Friday, 3 August 2012


Large Scale Lighting and Detailing

After a visit to my local recycling centre, ie. the dump, I came away with an acrylic, hexagonal aquarium, a plastic surround for a bathroom vent and some sort of child’s soft plastic “arena”. I started to put these together to form a large building that eventually became the Control Tower.

The original layout of the three main sections of the building. I used toy slot car tracks to subdivide the building faces and made a hexagonal “lid” from styrene sheet and Evergreen strips. Tamiya masking tape, 6mm in width, was added to form the many windows. This tape would be removed after painting to allow the lighting to shine through them. Many, many bits of Evergreen plastic strip were added to five of the sides to simulate the details and framing.

Six LEDs were positioned around the top corners of the hexagonal lid and all the wiring joined underneath and powered by a pair of AA batteries. Two, 12 volt incandescent bulbs illuminated the interior. A transformer plugs into the rear of the building to power them. They are suspended along a pair of brass rods so that they evenly light up the interior.

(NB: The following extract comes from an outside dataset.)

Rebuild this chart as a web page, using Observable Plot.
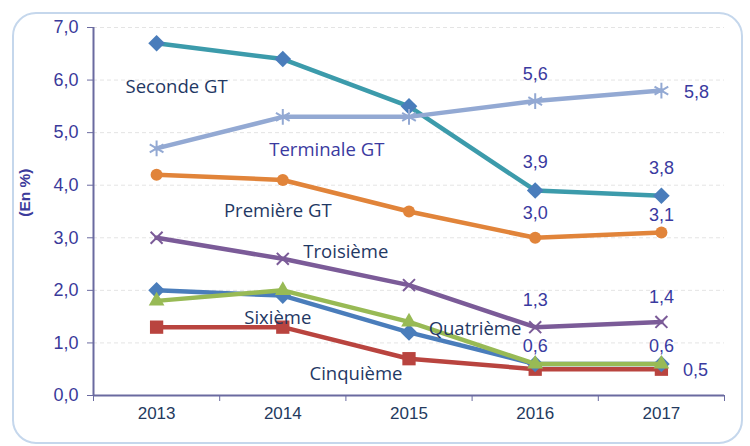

The rear of the building was detailed with various kit, resin and toy pieces, along with plastic strips and pacer pencil lead containers. A 12-sided, clear plastic food container, atop a hexagonal toy kaleidoscope continued the geometrical pattern of the building. This was lit with a blue LED through the windows, along with a flashing red LED on top of a cone-shaped plastic toy. Detailing again consisted of a few kit parts, resin cast pieces and a lot of Evergreen strip.

The helijet landing platform started life as a plastic lid from a chocolate box with added detailing of kit parts, Evergreen strip and styrene plastic. The two lower sections of the building also received added detailing in the form of styrene plastic and more Evergreen strip. They were screwed and glued together firmly to form the base for the tower.

A lighting test on the incomplete Control Tower. The finished model was primed and then painted with acrylic lacquers and weathered appropriately with an airbrush after fine details of decals and car pinstriping tape were added.


1 comment:

  1. Another beautiful Andersonesque building... this could so easily pass for a genuine model prop.